### DIRECTIONS FOR THIS TASK:
Retype all of the data exactly as given.
** start RECORDED DATA **
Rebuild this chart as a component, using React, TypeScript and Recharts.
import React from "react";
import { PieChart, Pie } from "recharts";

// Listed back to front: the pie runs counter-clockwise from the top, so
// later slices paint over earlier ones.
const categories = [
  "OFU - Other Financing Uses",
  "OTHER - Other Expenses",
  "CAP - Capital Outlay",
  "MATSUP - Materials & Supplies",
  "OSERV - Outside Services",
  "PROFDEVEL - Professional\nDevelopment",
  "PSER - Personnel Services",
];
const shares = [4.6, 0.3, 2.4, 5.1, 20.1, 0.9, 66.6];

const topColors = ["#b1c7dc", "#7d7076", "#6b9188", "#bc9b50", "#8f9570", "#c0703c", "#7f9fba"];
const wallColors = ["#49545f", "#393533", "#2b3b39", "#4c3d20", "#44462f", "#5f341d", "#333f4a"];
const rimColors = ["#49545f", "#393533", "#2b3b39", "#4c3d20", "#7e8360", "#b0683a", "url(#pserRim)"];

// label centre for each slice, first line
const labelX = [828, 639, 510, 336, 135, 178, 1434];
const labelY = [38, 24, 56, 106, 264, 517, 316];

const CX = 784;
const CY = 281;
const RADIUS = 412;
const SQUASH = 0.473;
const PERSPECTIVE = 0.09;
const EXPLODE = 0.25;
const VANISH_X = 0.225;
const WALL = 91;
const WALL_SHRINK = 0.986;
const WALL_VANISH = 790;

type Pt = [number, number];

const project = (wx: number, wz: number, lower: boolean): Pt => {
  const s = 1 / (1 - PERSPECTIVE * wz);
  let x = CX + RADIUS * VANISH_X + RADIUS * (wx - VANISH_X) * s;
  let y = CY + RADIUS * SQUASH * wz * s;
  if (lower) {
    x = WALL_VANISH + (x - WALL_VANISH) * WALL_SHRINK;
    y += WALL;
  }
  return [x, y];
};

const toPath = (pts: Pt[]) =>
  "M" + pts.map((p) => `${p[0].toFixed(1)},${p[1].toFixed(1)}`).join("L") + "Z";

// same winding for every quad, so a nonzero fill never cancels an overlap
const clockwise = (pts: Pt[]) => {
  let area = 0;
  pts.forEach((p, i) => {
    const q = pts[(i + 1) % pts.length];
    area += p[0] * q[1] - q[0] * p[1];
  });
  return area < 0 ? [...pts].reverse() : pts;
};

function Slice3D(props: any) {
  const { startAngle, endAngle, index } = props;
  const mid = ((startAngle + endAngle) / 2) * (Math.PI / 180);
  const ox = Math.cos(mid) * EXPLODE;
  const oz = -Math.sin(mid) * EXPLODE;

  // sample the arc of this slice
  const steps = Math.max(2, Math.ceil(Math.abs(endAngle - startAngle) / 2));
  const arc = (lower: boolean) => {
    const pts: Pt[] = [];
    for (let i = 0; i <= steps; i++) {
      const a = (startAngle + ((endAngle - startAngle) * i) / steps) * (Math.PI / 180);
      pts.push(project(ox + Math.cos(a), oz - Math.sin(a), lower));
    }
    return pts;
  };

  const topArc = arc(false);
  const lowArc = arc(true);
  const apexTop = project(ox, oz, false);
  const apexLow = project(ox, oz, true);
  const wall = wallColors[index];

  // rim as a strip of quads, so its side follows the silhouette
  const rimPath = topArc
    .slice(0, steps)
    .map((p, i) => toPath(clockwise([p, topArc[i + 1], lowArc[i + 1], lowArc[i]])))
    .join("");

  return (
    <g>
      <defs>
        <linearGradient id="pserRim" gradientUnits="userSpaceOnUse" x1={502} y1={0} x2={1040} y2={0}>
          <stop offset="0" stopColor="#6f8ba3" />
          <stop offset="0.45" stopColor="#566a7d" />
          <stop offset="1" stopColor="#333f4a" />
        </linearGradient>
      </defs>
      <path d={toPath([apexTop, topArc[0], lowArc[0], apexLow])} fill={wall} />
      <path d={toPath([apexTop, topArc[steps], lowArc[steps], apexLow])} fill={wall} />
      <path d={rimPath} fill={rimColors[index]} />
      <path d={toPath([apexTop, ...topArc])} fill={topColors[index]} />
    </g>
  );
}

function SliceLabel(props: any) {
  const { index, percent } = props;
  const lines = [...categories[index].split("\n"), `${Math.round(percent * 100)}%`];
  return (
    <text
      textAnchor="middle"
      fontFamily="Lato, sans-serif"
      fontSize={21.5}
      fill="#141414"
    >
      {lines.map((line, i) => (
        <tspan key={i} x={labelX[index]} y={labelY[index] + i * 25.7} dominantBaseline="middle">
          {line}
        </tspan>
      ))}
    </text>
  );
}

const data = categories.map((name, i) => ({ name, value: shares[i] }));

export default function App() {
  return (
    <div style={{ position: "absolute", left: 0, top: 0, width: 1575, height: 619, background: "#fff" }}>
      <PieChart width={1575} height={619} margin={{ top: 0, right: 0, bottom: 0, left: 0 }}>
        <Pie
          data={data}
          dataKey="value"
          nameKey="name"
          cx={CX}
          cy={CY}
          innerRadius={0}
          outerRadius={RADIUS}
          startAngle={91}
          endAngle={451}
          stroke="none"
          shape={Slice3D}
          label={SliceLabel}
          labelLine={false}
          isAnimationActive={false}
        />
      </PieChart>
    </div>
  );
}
** end RECORDED DATA **
### THE SOLUTION:
Rebuild this chart as a component, using React, TypeScript and Recharts.
import React from "react";
import { PieChart, Pie } from "recharts";

// Listed back to front: the pie runs counter-clockwise from the top, so
// later slices paint over earlier ones.
const categories = [
  "OFU - Other Financing Uses",
  "OTHER - Other Expenses",
  "CAP - Capital Outlay",
  "MATSUP - Materials & Supplies",
  "OSERV - Outside Services",
  "PROFDEVEL - Professional\nDevelopment",
  "PSER - Personnel Services",
];
const shares = [4.6, 0.3, 2.4, 5.1, 20.1, 0.9, 66.6];

const topColors = ["#b1c7dc", "#7d7076", "#6b9188", "#bc9b50", "#8f9570", "#c0703c", "#7f9fba"];
const wallColors = ["#49545f", "#393533", "#2b3b39", "#4c3d20", "#44462f", "#5f341d", "#333f4a"];
const rimColors = ["#49545f", "#393533", "#2b3b39", "#4c3d20", "#7e8360", "#b0683a", "url(#pserRim)"];

// label centre for each slice, first line
const labelX = [828, 639, 510, 336, 135, 178, 1434];
const labelY = [38, 24, 56, 106, 264, 517, 316];

const CX = 784;
const CY = 281;
const RADIUS = 412;
const SQUASH = 0.473;
const PERSPECTIVE = 0.09;
const EXPLODE = 0.25;
const VANISH_X = 0.225;
const WALL = 91;
const WALL_SHRINK = 0.986;
const WALL_VANISH = 790;

type Pt = [number, number];

const project = (wx: number, wz: number, lower: boolean): Pt => {
  const s = 1 / (1 - PERSPECTIVE * wz);
  let x = CX + RADIUS * VANISH_X + RADIUS * (wx - VANISH_X) * s;
  let y = CY + RADIUS * SQUASH * wz * s;
  if (lower) {
    x = WALL_VANISH + (x - WALL_VANISH) * WALL_SHRINK;
    y += WALL;
  }
  return [x, y];
};

const toPath = (pts: Pt[]) =>
  "M" + pts.map((p) => `${p[0].toFixed(1)},${p[1].toFixed(1)}`).join("L") + "Z";

// same winding for every quad, so a nonzero fill never cancels an overlap
const clockwise = (pts: Pt[]) => {
  let area = 0;
  pts.forEach((p, i) => {
    const q = pts[(i + 1) % pts.length];
    area += p[0] * q[1] - q[0] * p[1];
  });
  return area < 0 ? [...pts].reverse() : pts;
};

function Slice3D(props: any) {
  const { startAngle, endAngle, index } = props;
  const mid = ((startAngle + endAngle) / 2) * (Math.PI / 180);
  const ox = Math.cos(mid) * EXPLODE;
  const oz = -Math.sin(mid) * EXPLODE;

  // sample the arc of this slice
  const steps = Math.max(2, Math.ceil(Math.abs(endAngle - startAngle) / 2));
  const arc = (lower: boolean) => {
    const pts: Pt[] = [];
    for (let i = 0; i <= steps; i++) {
      const a = (startAngle + ((endAngle - startAngle) * i) / steps) * (Math.PI / 180);
      pts.push(project(ox + Math.cos(a), oz - Math.sin(a), lower));
    }
    return pts;
  };

  const topArc = arc(false);
  const lowArc = arc(true);
  const apexTop = project(ox, oz, false);
  const apexLow = project(ox, oz, true);
  const wall = wallColors[index];

  // rim as a strip of quads, so its side follows the silhouette
  const rimPath = topArc
    .slice(0, steps)
    .map((p, i) => toPath(clockwise([p, topArc[i + 1], lowArc[i + 1], lowArc[i]])))
    .join("");

  return (
    <g>
      <defs>
        <linearGradient id="pserRim" gradientUnits="userSpaceOnUse" x1={502} y1={0} x2={1040} y2={0}>
          <stop offset="0" stopColor="#6f8ba3" />
          <stop offset="0.45" stopColor="#566a7d" />
          <stop offset="1" stopColor="#333f4a" />
        </linearGradient>
      </defs>
      <path d={toPath([apexTop, topArc[0], lowArc[0], apexLow])} fill={wall} />
      <path d={toPath([apexTop, topArc[steps], lowArc[steps], apexLow])} fill={wall} />
      <path d={rimPath} fill={rimColors[index]} />
      <path d={toPath([apexTop, ...topArc])} fill={topColors[index]} />
    </g>
  );
}

function SliceLabel(props: any) {
  const { index, percent } = props;
  const lines = [...categories[index].split("\n"), `${Math.round(percent * 100)}%`];
  return (
    <text
      textAnchor="middle"
      fontFamily="Lato, sans-serif"
      fontSize={21.5}
      fill="#141414"
    >
      {lines.map((line, i) => (
        <tspan key={i} x={labelX[index]} y={labelY[index] + i * 25.7} dominantBaseline="middle">
          {line}
        </tspan>
      ))}
    </text>
  );
}

const data = categories.map((name, i) => ({ name, value: shares[i] }));

export default function App() {
  return (
    <div style={{ position: "absolute", left: 0, top: 0, width: 1575, height: 619, background: "#fff" }}>
      <PieChart width={1575} height={619} margin={{ top: 0, right: 0, bottom: 0, left: 0 }}>
        <Pie
          data={data}
          dataKey="value"
          nameKey="name"
          cx={CX}
          cy={CY}
          innerRadius={0}
          outerRadius={RADIUS}
          startAngle={91}
          endAngle={451}
          stroke="none"
          shape={Slice3D}
          label={SliceLabel}
          labelLine={false}
          isAnimationActive={false}
        />
      </PieChart>
    </div>
  );
}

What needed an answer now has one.